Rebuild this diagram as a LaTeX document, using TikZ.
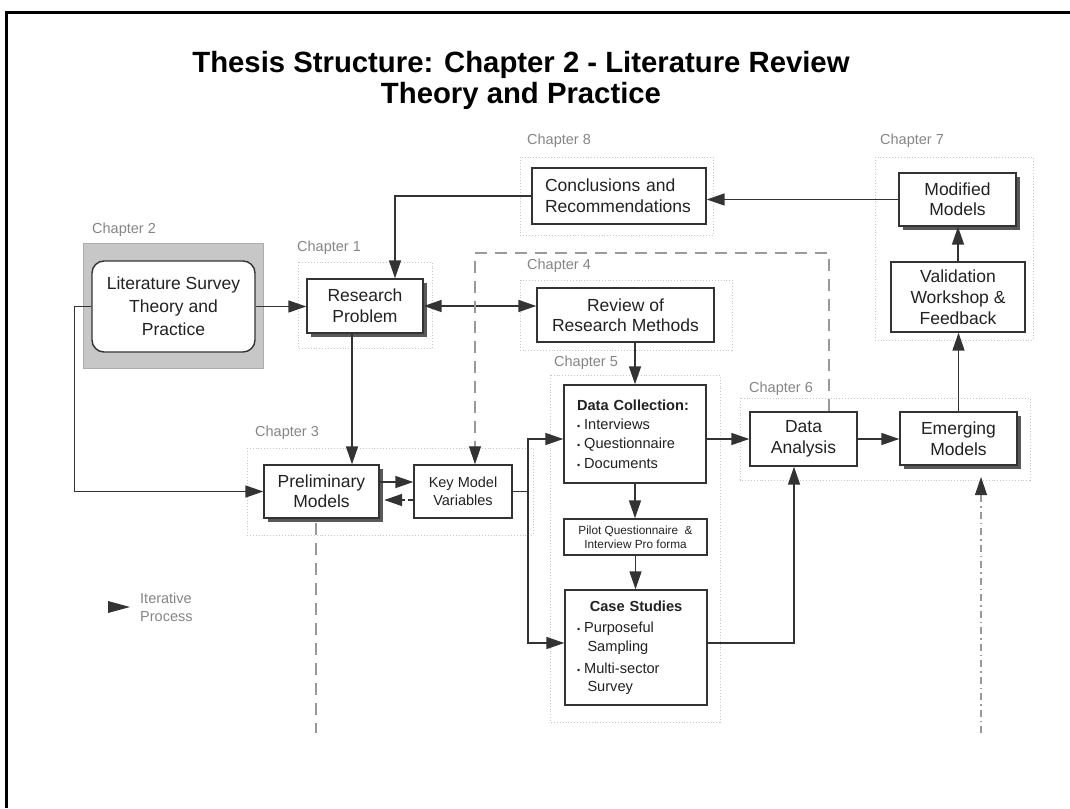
\documentclass[tikz,border=0pt]{standalone}
\usepackage{fontspec}
\setmainfont{Liberation Sans}
\usetikzlibrary{arrows.meta,shadows,calc}

\definecolor{ink}{HTML}{222222}
\definecolor{edge}{HTML}{333333}
\definecolor{chap}{HTML}{858585}

% small bullet used in the item lists
\newcommand\itemdot{{\fontsize{9}{9}\selectfont\textbullet}\hspace{4pt}}

\tikzset{
  box/.style={draw=edge, line width=1.4pt, fill=white, inner sep=0pt, text=ink,
    align=center, font=\fontsize{17.5}{21}\selectfont},
  shadowbox/.style={box, drop shadow={shadow xshift=4pt, shadow yshift=-4pt, fill=black!65, opacity=1}},
  tip/.style={-{Triangle[length=18pt,width=12pt,color=edge]}},
  arr/.style={draw=edge, line width=1.6pt, tip},
  link/.style={draw=edge, line width=1.6pt},
  chaplabel/.style={anchor=west, text=chap, inner sep=0pt, font=\fontsize{14.5}{16}\selectfont},
  group/.style={draw=black!22, dotted, line width=0.9pt},
  guide/.style={draw=black!40, line width=1.1pt, dash pattern=on 12pt off 8pt},
  guidedot/.style={draw=black!40, line width=1.1pt, dash pattern=on 7pt off 4pt on 1.5pt off 4pt},
}

\begin{document}
\begin{tikzpicture}[x=1pt,y=-1pt]
\useasboundingbox (0,0) rectangle (1070,808);

% page frame
\draw[line width=3pt, black] (1070,13) -- (6,13) -- (6,808);

% title
\node[anchor=base, inner sep=0pt, font=\bfseries\fontsize{29.3}{30}\selectfont] (title1) at (521,73) {Thesis Structure: Chapter 2 - Literature Review};
\node[anchor=base, inner sep=0pt, font=\bfseries\fontsize{29.3}{30}\selectfont] (title2) at (521,103) {Theory and Practice};

% faint chapter groupings
\draw[group] (520,157) rectangle (713,235);
\draw[group] (875,157) rectangle (1033,340);
\draw[group] (298,262) rectangle (432,348);
\draw[group] (520,280) rectangle (732,350);
\draw[group] (550,375) rectangle (720,722);
\draw[group] (247,448) rectangle (533,535);
\draw[group] (740,398) rectangle (1030,480);

% chapter labels
\node[chaplabel] (ch8) at (527,141) {Chapter 8};
\node[chaplabel] (ch7) at (880,141) {Chapter 7};
\node[chaplabel] (ch2) at (92,230) {Chapter 2};
\node[chaplabel] (ch1) at (297,248) {Chapter 1};
\node[chaplabel] (ch4) at (527,266) {Chapter 4};
\node[chaplabel] (ch5) at (554,363) {Chapter 5};
\node[chaplabel] (ch6) at (749,389) {Chapter 6};
\node[chaplabel] (ch3) at (255,433) {Chapter 3};

% literature survey block
\node[fill=black!22, draw=black!32, line width=1pt, inner sep=0pt, minimum width=180pt, minimum height=125pt] (litbg) at (173,305.5) {};
\node[box, rounded corners=12pt, minimum width=163pt, minimum height=91pt, font=\fontsize{17.5}{23}\selectfont] (lit) at (173.5,306.5) {Literature Survey\\Theory and\\Practice};

% boxes
\node[shadowbox, minimum width=116pt, minimum height=54pt] (rp) at (365,306) {Research\\Problem};
\node[box, minimum width=174pt, minimum height=56pt, align=left, text width=148pt] (concl) at (619,196) {Conclusions and\\Recommendations};
\node[shadowbox, minimum width=117pt, minimum height=53pt, font=\fontsize{17.5}{20}\selectfont] (modified) at (957.5,199.5) {Modified\\Models};
\node[box, minimum width=177pt, minimum height=54pt, font=\fontsize{17.5}{20}\selectfont] (review) at (625.5,315) {Review of\\Research Methods};
\node[box, minimum width=134pt, minimum height=70pt] (validation) at (958,297) {Validation\\Workshop \&\\Feedback};
\node[box, minimum width=142pt, minimum height=98pt, align=left, text width=116pt, font=\fontsize{14.6}{19.3}\selectfont] (dc) at (635,434)
  {\textbf{Data Collection:}\\\itemdot Interviews\\\itemdot Questionnaire\\\itemdot Documents};
\node[box, minimum width=107pt, minimum height=54pt] (da) at (803.5,439) {Data\\Analysis};
\node[shadowbox, minimum width=117pt, minimum height=53pt] (emerging) at (958.5,438.5) {Emerging\\Models};
\node[shadowbox, minimum width=115pt, minimum height=53pt, font=\fontsize{17.5}{20}\selectfont] (prelim) at (321.5,491.5) {Preliminary\\Models};
\node[box, minimum width=98pt, minimum height=53pt, font=\fontsize{14.5}{18}\selectfont] (key) at (463,491.5) {Key Model\\Variables};
\node[box, minimum width=143pt, minimum height=36pt, font=\fontsize{11.8}{14}\selectfont] (pilot) at (635.5,537) {Pilot Questionnaire \ \&\\Interview Pro forma};
\node[box, minimum width=142pt, minimum height=115pt, align=left, text width=118pt, font=\fontsize{14.6}{18.5}\selectfont] (case) at (636,647.5)
  {\makebox[118pt][c]{\textbf{Case Studies}}\\[3pt]\itemdot Purposeful\\\hspace*{10.5pt}Sampling\\[3.5pt]\itemdot Multi-sector\\\hspace*{10.5pt}Survey};

% helper coordinates for off-centre connectors
\coordinate (rpdown) at (352,0);
\coordinate (conclx) at (395,0);
\coordinate (split) at (528,491.5);
\coordinate (yDC) at (0,439);
\coordinate (yCS) at (0,643);
\coordinate (csup) at (794,0);
\coordinate (yPK1) at (0,482);
\coordinate (yPK2) at (0,500);
\coordinate (pshadow) at ([xshift=4.5pt]prelim.east);
\coordinate (gtl) at (475,253);
\coordinate (gtr) at (829,253);
\coordinate (pdash) at (316,733);
\coordinate (pbot) at ([yshift=-4pt]prelim.south);
\coordinate (ebot) at (981,733);
\coordinate (etip) at (981,477);

% connectors
\draw[arr] (lit.east) -- (rp.west |- lit.east);
\draw[arr] (lit.west) -- ++(-17,0) |- (prelim.west);
\draw[arr] (concl.west) -| (rp.north -| conclx);
\draw[arr, {Triangle[length=18pt,width=12pt,color=edge]}-{Triangle[length=18pt,width=12pt,color=edge]}] (rp.east) -- (rp.east -| review.west);
\draw[arr] (modified.west) -- (modified.west -| concl.east);
\draw[arr] (rp.south -| rpdown) -- (prelim.north -| rpdown);
\draw[arr] (dc.north |- review.south) -- (dc.north);
\draw[arr] (dc.south) -- (dc.south |- pilot.north);
\draw[arr] (pilot.south) -- (pilot.south |- case.north);
\draw[link] (key.east) -- (split);
\draw[arr] (split) |- (dc.west |- yDC);
\draw[arr] (split) |- (case.west |- yCS);
\draw[arr] (dc.east |- yDC) -- (da.west |- yDC);
\draw[arr] (case.east |- yCS) -| (da.south -| csup);
\draw[arr] (da.east) -- (da.east -| emerging.west);
\draw[arr] (emerging.north) -- (emerging.north |- validation.south);
\draw[arr] (validation.north) -- (validation.north |- modified.south);
\draw[arr] (prelim.east |- yPK1) -- (key.west |- yPK1);
\draw[arr, dash pattern=on 5pt off 3pt] (key.west |- yPK2) -- (pshadow |- yPK2);

% iteration guides
\draw[guide, tip] (da.north -| gtr) -- (gtr) -- (gtl) -- (key.north -| gtl);
\draw[guide] (pbot -| pdash) -- (pdash);
\draw[guidedot, tip] (ebot) -- (etip);

% legend
\fill[edge] (108,601) -- (130,607) -- (108,613) -- cycle;
\node[anchor=west, align=left, inner sep=0pt, text=chap, font=\fontsize{14.5}{18}\selectfont] (legend) at (140,607) {Iterative\\Process};

\end{tikzpicture}
\end{document}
▬▬▬
* THE EXERCISE:
Using the material above, return every line exactly as it appears, minus the pictures.

* FULL RESPONSE:
Rebuild this diagram as a LaTeX document, using TikZ.
\documentclass[tikz,border=0pt]{standalone}
\usepackage{fontspec}
\setmainfont{Liberation Sans}
\usetikzlibrary{arrows.meta,shadows,calc}

\definecolor{ink}{HTML}{222222}
\definecolor{edge}{HTML}{333333}
\definecolor{chap}{HTML}{858585}

% small bullet used in the item lists
\newcommand\itemdot{{\fontsize{9}{9}\selectfont\textbullet}\hspace{4pt}}

\tikzset{
  box/.style={draw=edge, line width=1.4pt, fill=white, inner sep=0pt, text=ink,
    align=center, font=\fontsize{17.5}{21}\selectfont},
  shadowbox/.style={box, drop shadow={shadow xshift=4pt, shadow yshift=-4pt, fill=black!65, opacity=1}},
  tip/.style={-{Triangle[length=18pt,width=12pt,color=edge]}},
  arr/.style={draw=edge, line width=1.6pt, tip},
  link/.style={draw=edge, line width=1.6pt},
  chaplabel/.style={anchor=west, text=chap, inner sep=0pt, font=\fontsize{14.5}{16}\selectfont},
  group/.style={draw=black!22, dotted, line width=0.9pt},
  guide/.style={draw=black!40, line width=1.1pt, dash pattern=on 12pt off 8pt},
  guidedot/.style={draw=black!40, line width=1.1pt, dash pattern=on 7pt off 4pt on 1.5pt off 4pt},
}

\begin{document}
\begin{tikzpicture}[x=1pt,y=-1pt]
\useasboundingbox (0,0) rectangle (1070,808);

% page frame
\draw[line width=3pt, black] (1070,13) -- (6,13) -- (6,808);

% title
\node[anchor=base, inner sep=0pt, font=\bfseries\fontsize{29.3}{30}\selectfont] (title1) at (521,73) {Thesis Structure: Chapter 2 - Literature Review};
\node[anchor=base, inner sep=0pt, font=\bfseries\fontsize{29.3}{30}\selectfont] (title2) at (521,103) {Theory and Practice};

% faint chapter groupings
\draw[group] (520,157) rectangle (713,235);
\draw[group] (875,157) rectangle (1033,340);
\draw[group] (298,262) rectangle (432,348);
\draw[group] (520,280) rectangle (732,350);
\draw[group] (550,375) rectangle (720,722);
\draw[group] (247,448) rectangle (533,535);
\draw[group] (740,398) rectangle (1030,480);

% chapter labels
\node[chaplabel] (ch8) at (527,141) {Chapter 8};
\node[chaplabel] (ch7) at (880,141) {Chapter 7};
\node[chaplabel] (ch2) at (92,230) {Chapter 2};
\node[chaplabel] (ch1) at (297,248) {Chapter 1};
\node[chaplabel] (ch4) at (527,266) {Chapter 4};
\node[chaplabel] (ch5) at (554,363) {Chapter 5};
\node[chaplabel] (ch6) at (749,389) {Chapter 6};
\node[chaplabel] (ch3) at (255,433) {Chapter 3};

% literature survey block
\node[fill=black!22, draw=black!32, line width=1pt, inner sep=0pt, minimum width=180pt, minimum height=125pt] (litbg) at (173,305.5) {};
\node[box, rounded corners=12pt, minimum width=163pt, minimum height=91pt, font=\fontsize{17.5}{23}\selectfont] (lit) at (173.5,306.5) {Literature Survey\\Theory and\\Practice};

% boxes
\node[shadowbox, minimum width=116pt, minimum height=54pt] (rp) at (365,306) {Research\\Problem};
\node[box, minimum width=174pt, minimum height=56pt, align=left, text width=148pt] (concl) at (619,196) {Conclusions and\\Recommendations};
\node[shadowbox, minimum width=117pt, minimum height=53pt, font=\fontsize{17.5}{20}\selectfont] (modified) at (957.5,199.5) {Modified\\Models};
\node[box, minimum width=177pt, minimum height=54pt, font=\fontsize{17.5}{20}\selectfont] (review) at (625.5,315) {Review of\\Research Methods};
\node[box, minimum width=134pt, minimum height=70pt] (validation) at (958,297) {Validation\\Workshop \&\\Feedback};
\node[box, minimum width=142pt, minimum height=98pt, align=left, text width=116pt, font=\fontsize{14.6}{19.3}\selectfont] (dc) at (635,434)
  {\textbf{Data Collection:}\\\itemdot Interviews\\\itemdot Questionnaire\\\itemdot Documents};
\node[box, minimum width=107pt, minimum height=54pt] (da) at (803.5,439) {Data\\Analysis};
\node[shadowbox, minimum width=117pt, minimum height=53pt] (emerging) at (958.5,438.5) {Emerging\\Models};
\node[shadowbox, minimum width=115pt, minimum height=53pt, font=\fontsize{17.5}{20}\selectfont] (prelim) at (321.5,491.5) {Preliminary\\Models};
\node[box, minimum width=98pt, minimum height=53pt, font=\fontsize{14.5}{18}\selectfont] (key) at (463,491.5) {Key Model\\Variables};
\node[box, minimum width=143pt, minimum height=36pt, font=\fontsize{11.8}{14}\selectfont] (pilot) at (635.5,537) {Pilot Questionnaire \ \&\\Interview Pro forma};
\node[box, minimum width=142pt, minimum height=115pt, align=left, text width=118pt, font=\fontsize{14.6}{18.5}\selectfont] (case) at (636,647.5)
  {\makebox[118pt][c]{\textbf{Case Studies}}\\[3pt]\itemdot Purposeful\\\hspace*{10.5pt}Sampling\\[3.5pt]\itemdot Multi-sector\\\hspace*{10.5pt}Survey};

% helper coordinates for off-centre connectors
\coordinate (rpdown) at (352,0);
\coordinate (conclx) at (395,0);
\coordinate (split) at (528,491.5);
\coordinate (yDC) at (0,439);
\coordinate (yCS) at (0,643);
\coordinate (csup) at (794,0);
\coordinate (yPK1) at (0,482);
\coordinate (yPK2) at (0,500);
\coordinate (pshadow) at ([xshift=4.5pt]prelim.east);
\coordinate (gtl) at (475,253);
\coordinate (gtr) at (829,253);
\coordinate (pdash) at (316,733);
\coordinate (pbot) at ([yshift=-4pt]prelim.south);
\coordinate (ebot) at (981,733);
\coordinate (etip) at (981,477);

% connectors
\draw[arr] (lit.east) -- (rp.west |- lit.east);
\draw[arr] (lit.west) -- ++(-17,0) |- (prelim.west);
\draw[arr] (concl.west) -| (rp.north -| conclx);
\draw[arr, {Triangle[length=18pt,width=12pt,color=edge]}-{Triangle[length=18pt,width=12pt,color=edge]}] (rp.east) -- (rp.east -| review.west);
\draw[arr] (modified.west) -- (modified.west -| concl.east);
\draw[arr] (rp.south -| rpdown) -- (prelim.north -| rpdown);
\draw[arr] (dc.north |- review.south) -- (dc.north);
\draw[arr] (dc.south) -- (dc.south |- pilot.north);
\draw[arr] (pilot.south) -- (pilot.south |- case.north);
\draw[link] (key.east) -- (split);
\draw[arr] (split) |- (dc.west |- yDC);
\draw[arr] (split) |- (case.west |- yCS);
\draw[arr] (dc.east |- yDC) -- (da.west |- yDC);
\draw[arr] (case.east |- yCS) -| (da.south -| csup);
\draw[arr] (da.east) -- (da.east -| emerging.west);
\draw[arr] (emerging.north) -- (emerging.north |- validation.south);
\draw[arr] (validation.north) -- (validation.north |- modified.south);
\draw[arr] (prelim.east |- yPK1) -- (key.west |- yPK1);
\draw[arr, dash pattern=on 5pt off 3pt] (key.west |- yPK2) -- (pshadow |- yPK2);

% iteration guides
\draw[guide, tip] (da.north -| gtr) -- (gtr) -- (gtl) -- (key.north -| gtl);
\draw[guide] (pbot -| pdash) -- (pdash);
\draw[guidedot, tip] (ebot) -- (etip);

% legend
\fill[edge] (108,601) -- (130,607) -- (108,613) -- cycle;
\node[anchor=west, align=left, inner sep=0pt, text=chap, font=\fontsize{14.5}{18}\selectfont] (legend) at (140,607) {Iterative\\Process};

\end{tikzpicture}
\end{document}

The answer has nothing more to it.